The lower budget will mean less staff and fewer activities than planned in the 2008 version. Staff will be reduced from four to two positions - an executive director at $55,000 to $60,000 a year and a secretary at $30,000 to $35,000 a year - and the ambassador program, a safety and security measure that involved hired help with two-way radios, will be cut.

"We backed away on the advice of our membership who felt that the work that the RCMP is doing is the RCMP's work," Gable said.

DPG's core responsibility of advocating for the downtown will remain in place and it will focus on two programs for the next three years:

- A "clean and safe" partnership with the city and social agencies where people with employment barriers will be out sweeping streets, painting over graffiti and picking up litter. The cost is about $40,000 a year and an additional $27,500 would be spent on flower baskets.

- Marketing and events to draw shoppers to the area with $35,000 assigned to that activity in 2010. "Kind of like what Pine Centre does for its tenants," said Gable.

Gable can count on City Furniture co-owner Darren Low for support. That's an about face from 2008 when Low's partner, Ray Kandola, was an outspoken opponent, because the boundaries would have included Kandola Place at Victoria and 10th and because of the overall expense.

"City Furniture is definitely on the side of the DBIA," Low said. "We feel that the downtown needs some representation for the businesses with the current city council to have a chance to make any headway."

The boundaries will be extended but not by as much as attempted in 2008. Notably, property owned along the west side of Vancouver Street owned by Dirk Loedel, who was an outspoken opponent, is no longer in the proposal.

But property owned by Gold's Gym owner Roger Creuzot and the Coast Inn of the North, managed by Kelli Steer, remain inside the line on the southern edge of the zone and neither is happy about that.

Creuzot, who estimates DPG will cost him $2,500 to $3,000 a year, contends clean and safe should be strictly a city responsibility and maintains too much of the budget is going into salaries and administration and not enough into events and marketing.

"If you've got $35,000 for marketing and events, you could deal with that in an afternoon," he said. "It's not right."

Moreover, Creuzot argues the $10,000 cap means the smaller property owners will have to take on more of the burden to lessen the load on the larger ones, which he contends is unfair.

In Creuzot's view, DPG should be nothing more than an advisory board made up of volunteers and the city should take on a bigger role with programs and improvements covered by the taxpayer in general.

"It belongs to everybody so I think it should be paid for by everybody," he said.

Gable said the DPG's tasks are "too much and too important to try and do it with a bunch of volunteers" and its role, in part, is to attract city, provincial and federal funding for projects like upgraded streetscapes in the downtown.

Like it was in 2008, Coast Inn remains against being included. The hotel will pay the maximum $10,000 a year for an organization that's more oriented to merchants than hoteliers said Steer.

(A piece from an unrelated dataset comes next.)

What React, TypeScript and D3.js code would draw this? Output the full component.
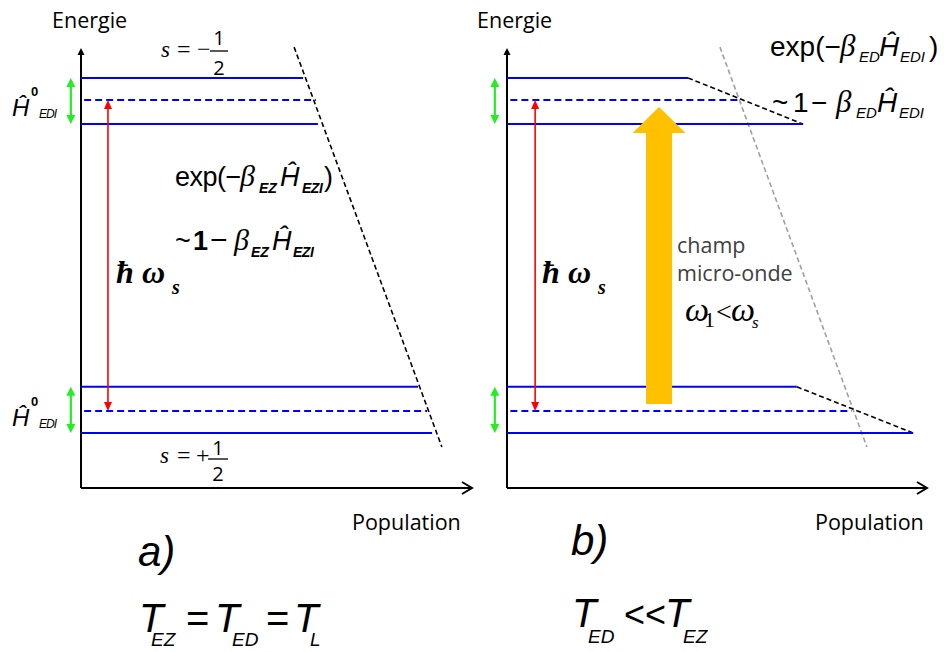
import React from 'react';
import * as d3 from 'd3';

// energies of the three lines of each doublet (0 = population axis, 100 = top of energy axis)
const upperLevels = [93.2, 88.2, 82.7];
const lowerLevels = [23.0, 17.5, 12.5];
const levelDashed = [false, true, false];

// population reached by each line (0 = energy axis, 100 = end of population axis)
const popUpperA = [56.8, 60.1, 60.6];
const popLowerA = [86.2, 88.5, 89.8];
const popUpperB = [43.1, 55.2, 70.5];
const popLowerB = [69.0, 82.1, 96.7];

// Boltzmann envelopes, [population, energy]
const boltzA: [number, number][] = [[54.5, 100.2], [92.3, 9.3]];
const boltzGrayB: [number, number][] = [[50.7, 100.2], [85.7, 9.3]];
const boltzUpperB: [number, number][] = [[43.1, 93.2], [70.5, 82.7]];
const boltzLowerB: [number, number][] = [[69.0, 23.0], [96.7, 12.5]];

const transitionPop = [6.9, 6.7]; // red arrow hbar omega_s
const splitPop = [-2.6, -2.9]; // green arrows H0_EDI

// micro-wave pump arrow (panel b)
const pumpPop = 36.2;
const pumpShaftHalf = 3.1;
const pumpHeadHalf = 6.3;
const pumpEnergy = [19.1, 80.7, 86.6]; // base, head base, tip

const SANS = 'Liberation Sans';
const SERIF = 'Liberation Serif';
const OPEN = 'Open Sans';

const yScale = d3.scaleLinear().domain([0, 100]).range([488, 48]);

type Opts = { ff?: string; it?: boolean; b?: boolean; fill?: string; anchor?: string; ls?: number };
const T = (x: number, y: number, s: string, size: number, o: Opts = {}) => (
  <text
    x={x}
    y={y}
    fontSize={size}
    fontFamily={o.ff ?? SANS}
    fontStyle={o.it ? 'italic' : 'normal'}
    fontWeight={o.b ? 'bold' : 'normal'}
    fill={o.fill ?? '#000'}
    textAnchor={o.anchor ?? 'start'}
    letterSpacing={o.ls ?? 0}
  >
    {s}
  </text>
);

function Panel({ x0, x1, upper, lower, env, idx }: any) {
  const x = d3.scaleLinear().domain([0, 100]).range([x0, x1]);
  const y = yScale;
  const line = d3.line<[number, number]>().x(d => x(d[0])).y(d => y(d[1]));

  const levels = [
    ...upperLevels.map((e, i) => ({ e, p: upper[i], dashed: levelDashed[i] })),
    ...lowerLevels.map((e, i) => ({ e, p: lower[i], dashed: levelDashed[i] })),
  ];

  const rx = x(transitionPop[idx]);
  const gx = x(splitPop[idx]);

  return (
    <g>
      {/* axes */}
      <line x1={x(0)} x2={x(0)} y1={y(0)} y2={y(100) + 4} stroke="#000" strokeWidth={2} />
      <path d={`M${x(0)},${y(100)} l-3.5,7 l7,0 z`} fill="#000" />
      <line x1={x(0)} x2={x(100)} y1={y(0)} y2={y(0)} stroke="#000" strokeWidth={2} />
      <path d={`M${x(100) - 10},${y(0) - 6} L${x(100)},${y(0)} L${x(100) - 10},${y(0) + 6}`} fill="none" stroke="#000" strokeWidth={2} />

      {/* envelopes */}
      {env.map((seg: any, i: number) => (
        <path key={i} d={line(seg.pts) || ''} fill="none" stroke={seg.color} strokeWidth={1.6} strokeDasharray="5,3" />
      ))}

      {/* levels */}
      {levels.map((l, i) => (
        <line
          key={i}
          x1={l.dashed ? x(0.8) : x(0)}
          x2={x(l.p)}
          y1={y(l.e)}
          y2={y(l.e)}
          stroke="#0000ff"
          strokeWidth={2}
          strokeDasharray={l.dashed ? '7,4' : undefined}
        />
      ))}

      {/* red transition arrow */}
      <line x1={rx} x2={rx} y1={y(upperLevels[1]) + 6} y2={y(lowerLevels[1]) - 6} stroke="#ff0000" strokeWidth={1.6} />
      <path d={`M${rx},${y(upperLevels[1])} l-4,9 l8,0 z`} fill="#ff0000" />
      <path d={`M${rx},${y(lowerLevels[1])} l-4,-9 l8,0 z`} fill="#ff0000" />

      {/* green splitting arrows */}
      {[upperLevels, lowerLevels].map((lv, i) => (
        <g key={i}>
          <line x1={gx} x2={gx} y1={y(lv[0]) + 6} y2={y(lv[2]) - 6} stroke="#22ee22" strokeWidth={2.2} />
          <path d={`M${gx},${y(lv[0])} l-4.5,9 l9,0 z`} fill="#22ee22" />
          <path d={`M${gx},${y(lv[2])} l-4.5,-9 l9,0 z`} fill="#22ee22" />
        </g>
      ))}
    </g>
  );
}

export default function App() {
  const xB = d3.scaleLinear().domain([0, 100]).range([507, 927]);
  const y = yScale;
  const cx = xB(pumpPop);
  const sh = xB(pumpShaftHalf) - xB(0);
  const hh = xB(pumpHeadHalf) - xB(0);
  const pump = `M${cx - sh},${y(pumpEnergy[0])} L${cx - sh},${y(pumpEnergy[1])} L${cx - hh},${y(pumpEnergy[1])} L${cx},${y(pumpEnergy[2])} L${cx + hh},${y(pumpEnergy[1])} L${cx + sh},${y(pumpEnergy[1])} L${cx + sh},${y(pumpEnergy[0])} Z`;

  return (
    <div style={{ position: 'absolute', left: 0, top: 0 }}>
      <svg width={944} height={652} style={{ display: 'block', background: '#fff' }}>
        <Panel x0={81} x1={472} upper={popUpperA} lower={popLowerA} idx={0}
          env={[{ pts: boltzA, color: '#000' }]} />
        <Panel x0={507} x1={927} upper={popUpperB} lower={popLowerB} idx={1}
          env={[
            { pts: boltzGrayB, color: '#a0a0a0' },
            { pts: boltzUpperB, color: '#000' },
            { pts: boltzLowerB, color: '#000' },
          ]} />

        {/* micro-wave pump */}
        <path d={pump} fill="#ffc000" />

        {/* axis titles */}
        {T(52, 28, 'Energie', 21.5, { ff: OPEN })}
        {T(477, 28, 'Energie', 21.5, { ff: OPEN })}
        {T(352, 530, 'Population', 21.5, { ff: OPEN })}
        {T(815, 530, 'Population', 21.5, { ff: OPEN })}

        {/* spin labels */}
        {T(161, 57, 's', 23, { ff: SERIF, it: true })}
        {T(177, 57, '=', 24, { ff: SERIF })}
        {T(197, 57, '−', 24, { ff: SERIF })}
        {T(219, 45, '1', 20, { ff: OPEN, anchor: 'middle' })}
        <line x1={210} x2={228} y1={51} y2={51} stroke="#000" strokeWidth={1.3} />
        {T(219, 75, '2', 20, { ff: OPEN, anchor: 'middle' })}

        {T(160, 463, 's', 23, { ff: SERIF, it: true })}
        {T(177, 463, '=', 24, { ff: SERIF })}
        {T(196, 463, '+', 24, { ff: SERIF })}
        {T(218, 455, '1', 20, { ff: OPEN, anchor: 'middle' })}
        <line x1={208} x2={228} y1={459} y2={459} stroke="#000" strokeWidth={1.3} />
        {T(218, 481, '2', 20, { ff: OPEN, anchor: 'middle' })}

        {/* H0_EDI labels */}
        {[0, 310].map(d => (
          <g key={d}>
            {T(12, 116 + d, 'Ĥ', 24, { it: true })}
            {T(31, 96 + d, '0', 13, { b: true })}
            {T(39, 118 + d, 'EDI', 12, { it: true, ls: -1 })}
          </g>
        ))}

        {/* hbar omega_s */}
        {T(116, 283, 'ħ', 32, { ff: SERIF, it: true, b: true })}
        {T(142, 283, 'ω', 32, { ff: SERIF, it: true, b: true })}
        {T(172, 294, 's', 20, { ff: SERIF, it: true, b: true })}
        {T(542, 283, 'ħ', 32, { ff: SERIF, it: true, b: true })}
        {T(568, 283, 'ω', 32, { ff: SERIF, it: true, b: true })}
        {T(598, 294, 's', 20, { ff: SERIF, it: true, b: true })}

        {/* panel a formulas */}
        {T(175, 186, 'exp(−', 27, { ls: -0.5 })}
        {T(240, 186, 'β', 30, { ff: SERIF, it: true })}
        {T(259, 193, 'EZ', 14, { it: true, b: true })}
        {T(280, 186, 'Ĥ', 27, { it: true })}
        {T(302, 193, 'EZI', 14, { it: true, b: true, ls: -0.5 })}
        {T(324, 186, ')', 27)}

        {T(175, 250, '~', 27)}
        {T(193, 250, '1', 27, { b: true })}
        {T(210, 250, '−', 30)}
        {T(234, 250, 'β', 30, { ff: SERIF, it: true })}
        {T(251, 257, 'EZ', 14, { it: true, b: true })}
        {T(272, 250, 'Ĥ', 27, { it: true })}
        {T(293, 257, 'EZI', 14, { it: true, b: true, ls: -0.5 })}

        {/* panel b formulas */}
        {T(770, 56, 'exp(−', 28)}
        {T(840, 56, 'β', 31, { ff: SERIF, it: true })}
        {T(859, 62, 'ED', 15, { it: true })}
        {T(879, 56, 'Ĥ', 28, { it: true })}
        {T(900, 62, 'EDI', 15, { it: true })}
        {T(929, 56, ')', 28)}

        {T(772, 112, '~', 28)}
        {T(793, 112, '1', 28)}
        {T(811, 112, '−', 28)}
        {T(836, 112, 'β', 31, { ff: SERIF, it: true })}
        {T(856, 118, 'ED', 15, { it: true })}
        {T(877, 112, 'Ĥ', 28, { it: true })}
        {T(899, 118, 'EDI', 15, { it: true })}

        {/* pump labels */}
        {T(677, 253, 'champ', 21.5, { ff: OPEN, fill: '#404040' })}
        {T(677, 281, 'micro-onde', 21.5, { ff: OPEN, fill: '#404040' })}
        {T(685, 321, 'ω', 34, { ff: SERIF, it: true })}
        {T(704, 327, '1', 22, { ff: SERIF })}
        {T(716, 321, '<', 28, { ff: SERIF })}
        {T(731, 321, 'ω', 34, { ff: SERIF, it: true })}
        {T(752, 328, 's', 17, { ff: SERIF, it: true })}

        {/* captions */}
        {T(138, 566, 'a)', 42, { it: true })}
        {T(139, 632, 'T', 40, { it: true })}
        {T(151, 646, 'EZ', 19, { it: true })}
        {T(186, 632, '=', 40)}
        {T(215, 632, 'T', 40, { it: true })}
        {T(232, 646, 'ED', 19, { it: true })}
        {T(266, 632, '=', 40)}
        {T(294, 632, 'T', 40, { it: true })}
        {T(310, 646, 'L', 19, { it: true })}

        {T(571, 555, 'b)', 42, { it: true })}
        {T(572, 627, 'T', 40, { it: true })}
        {T(588, 643, 'ED', 19, { it: true })}
        {T(624, 627, '<<', 36)}
        {T(665, 627, 'T', 40, { it: true })}
        {T(683, 643, 'EZ', 19, { it: true })}
      </svg>
    </div>
  );
}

"The only thing we have in common is our geography, our proximity to one another," she said. "Our businesses do not have a lot in common as far as their hiring somebody to run marketing programs and such. I'm not sure how that's going to be a benefit for all the businesses that are captured in the boundaries."

Even if the Coast Inn was located in the middle of downtown, the chain would be against, Steer said. Officials at the Ramada Downtown had not returned repeated phone calls this week but Gable said he'd be surprised if the Ramada opposed the plan, noting it's been a strong supporter in the past and has sat on the DPG board for the last 10 years.

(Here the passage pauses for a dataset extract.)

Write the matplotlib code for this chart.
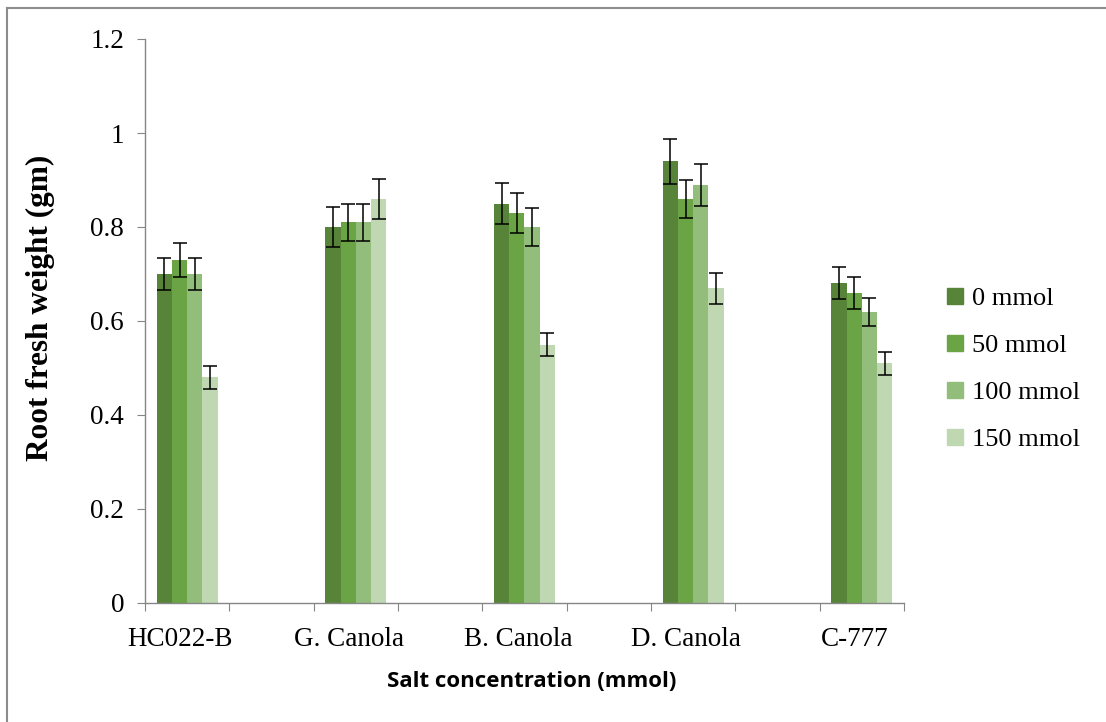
import numpy as np
import matplotlib
matplotlib.use("Agg")
import matplotlib.pyplot as plt
from matplotlib.lines import Line2D

# data
cultivars = ["HC022-B", "G. Canola", "B. Canola", "D. Canola", "C-777"]
series = ["0 mmol", "50 mmol", "100 mmol", "150 mmol"]
mmol_0 = [0.70, 0.80, 0.85, 0.94, 0.68]
mmol_50 = [0.73, 0.81, 0.83, 0.86, 0.66]
mmol_100 = [0.70, 0.81, 0.80, 0.89, 0.62]
mmol_150 = [0.48, 0.86, 0.55, 0.67, 0.51]
err_0 = [0.035, 0.042, 0.043, 0.048, 0.034]
err_50 = [0.036, 0.039, 0.042, 0.041, 0.034]
err_100 = [0.035, 0.039, 0.040, 0.045, 0.030]
err_150 = [0.025, 0.042, 0.025, 0.033, 0.025]

colors = ["#578438", "#6aa444", "#93bd7a", "#bfd8b1"]
values = [mmol_0, mmol_50, mmol_100, mmol_150]
errors = [err_0, err_50, err_100, err_150]

serif = ["Liberation Serif", "DejaVu Serif"]

fig = plt.figure(figsize=(11.06, 7.22), dpi=100)
ax = fig.add_axes([145 / 1106, 1 - 603 / 722, (904 - 145) / 1106, (603 - 39) / 722])

# Excel layout: a blank category slot between each cultivar
pos = np.arange(len(cultivars)) * 2
w = 0.181
for k in range(4):
    x = pos + (k - 1.5) * w
    ax.bar(x, values[k], w, color=colors[k], label=series[k], zorder=2)
    ax.errorbar(x, values[k], yerr=errors[k], fmt="none", ecolor="black",
                elinewidth=1.1, capsize=5, capthick=1.1, zorder=3)

ax.set_xlim(-0.5, 8.5)
ax.set_ylim(0, 1.2)
ax.set_yticks(np.arange(0, 1.21, 0.2))
ax.set_yticklabels(["0", "0.2", "0.4", "0.6", "0.8", "1", "1.2"])
ax.set_xticks(np.arange(-0.5, 8.6, 1.0))
ax.set_xticklabels([])
ax.set_xticks(pos - 0.08, minor=True)
ax.set_xticklabels(cultivars, minor=True)
ax.tick_params(axis="x", which="minor", length=0, pad=17)
ax.tick_params(axis="x", which="major", length=6, color="#868686", direction="out")
ax.tick_params(axis="y", length=6, color="#868686", direction="out", pad=9)
for lab in ax.get_xticklabels(minor=True) + ax.get_yticklabels():
    lab.set_family(serif)
    lab.set_fontsize(19.5)

for s in ["top", "right"]:
    ax.spines[s].set_visible(False)
for s in ["left", "bottom"]:
    ax.spines[s].set_color("#868686")
    ax.spines[s].set_linewidth(1)

ax.set_ylabel("Root fresh weight (gm)", family=serif, fontsize=22.5,
              fontweight="bold")
ax.yaxis.set_label_coords(-0.118, 0.523)
ax.set_xlabel("Salt concentration (mmol)", family=["Open Sans", "DejaVu Sans"],
              fontsize=16, fontweight="bold")
ax.xaxis.set_label_coords(0.51, -0.12)

handles = [Line2D([], [], marker="s", linestyle="none", markersize=11,
                  markerfacecolor=c, markeredgecolor=c) for c in colors]
ax.legend(handles, series, loc="center left", bbox_to_anchor=(1.018, 0.415),
          frameon=False, prop={"family": serif, "size": 19},
          handletextpad=0.15, labelspacing=0.89, handlelength=1.0)

# partial frame of the exported picture (top and left edges only)
fig.add_artist(Line2D([7 / 1106, 7 / 1106], [0, 1 - 8 / 722], color="#8c8c8c", lw=1.5))
fig.add_artist(Line2D([7 / 1106, 1], [1 - 8 / 722, 1 - 8 / 722], color="#8c8c8c", lw=1.5))

fig.savefig("out.png", dpi=100, facecolor="white")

Gable said the proposed territory is the same area as the city's central business district.

"It's just a boundary but in this case it does represent zoning rights and responsibilities," Gable said. "You have certain opportunities with the zoning that you have within that boundary and it's generally recognized as our downtown."

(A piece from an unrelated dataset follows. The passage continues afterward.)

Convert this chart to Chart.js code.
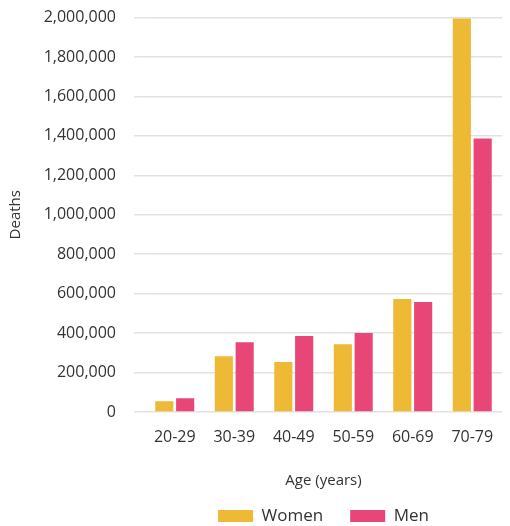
<!DOCTYPE html>
<html>
<head>
<meta charset="utf-8">
<script src="https://cdn.jsdelivr.net/npm/chart.js@4"></script>
<style>
  html, body { margin: 0; padding: 0; background: #fff; }
  #wrap { width: 510px; height: 526px; position: relative; }
</style>
</head>
<body>
<div id="wrap"><canvas id="grafico"></canvas></div>
<script>
// datos
var edades = ["20-29", "30-39", "40-49", "50-59", "60-69", "70-79"];
var mujeres = [54000, 283000, 253000, 344000, 573000, 1995000];
var hombres = [70000, 354000, 385000, 400000, 558000, 1386000];
var ticksY = [0, 200000, 400000, 600000, 800000, 1000000, 1200000, 1400000, 1600000, 1800000, 2000000];

var fuente = "'Open Sans', 'Noto Sans', sans-serif";
var texto = "#333333";

var ctx = document.getElementById("grafico").getContext("2d");
var myChart = new Chart(ctx, {
    type: "bar",
    data: {
        labels: edades,
        datasets: [
            {
                label: "Women",
                data: mujeres,
                backgroundColor: "#EEB934",
                categoryPercentage: 0.7,
                barPercentage: 0.87,
            },
            {
                label: "Men",
                data: hombres,
                backgroundColor: "#E84677",
                categoryPercentage: 0.7,
                barPercentage: 0.87,
            },
        ],
    },
    options: {
        responsive: true,
        maintainAspectRatio: false,
        animation: false,
        layout: { padding: { top: 0, right: 8, left: 0, bottom: -8.5 } },
        plugins: {
            tooltip: { enabled: false },
            legend: {
                position: "bottom",
                fullSize: false,
                labels: {
                    boxWidth: 35,
                    boxHeight: 12,
                    padding: 27,
                    color: texto,
                    font: { family: fuente, size: 17 },
                },
            },
        },
        scales: {
            x: {
                grid: { display: false },
                border: { display: false },
                ticks: { color: texto, font: { family: fuente, size: 16 }, padding: 8 },
                title: {
                    display: true,
                    text: "Age (years)",
                    color: texto,
                    font: { family: fuente, size: 15 },
                    padding: { top: 16.8, bottom: -9.5 },
                },
            },
            y: {
                min: 0,
                max: 2000000,
                afterBuildTicks: function (axis) {
                    axis.ticks = ticksY.map(function (v) { return { value: v }; });
                },
                afterFit: function (axis) {
                    // ancho fijo del eje y margen superior como en el original
                    axis.width = 145;
                    axis.paddingTop = 17.5;
                    axis.paddingBottom = 10;
                },
                border: { display: false },
                grid: { color: "#e2e2e2", lineWidth: 1.5, drawTicks: true, tickLength: 11 },
                ticks: {
                    color: texto,
                    font: { family: fuente, size: 16 },
                    padding: 18,
                    callback: function (value) {
                        return value.toLocaleString("en-US");
                    },
                },
                title: {
                    display: true,
                    text: "Deaths",
                    color: texto,
                    font: { family: fuente, size: 15 },
                    padding: { top: 7, bottom: 0 },
                },
            },
        },
    },
});
</script>
</body>
</html>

Support from the two hotels is important. If half the property owners representing half the total assessed value downtown express opposition to the proposal by the Feb. 15 deadline for the counter-petition process, the proposal is dead.

That the onus is on the property owners to express opposition is something Creuzot says is unfair. But Gable said that because of privacy laws, the city cannot provide a list of property owners which would hinder a campaign to get out the vote. Instead, the city will send out notices to property owners on its property tax list.

That said, the DPG has accumulated a list of its own over the years and a small group of canvassers has been deployed to gather expressions of support as a way to bolster its case when the item goes back to city council for a final discussion.

"Just to give people a sense that we are asking for support and it's not just a reverse petition," Gable said.

Gable, who stressed he won't receive a salary if the proposal goes through, said the opposition comes down to cost.

"I don't blame them, times are tough and it's not easy to commit to paying more when you're looking at dwindling revenues but the question I would ask is 'are you going be better off with a BIA or without one?'" Gable said.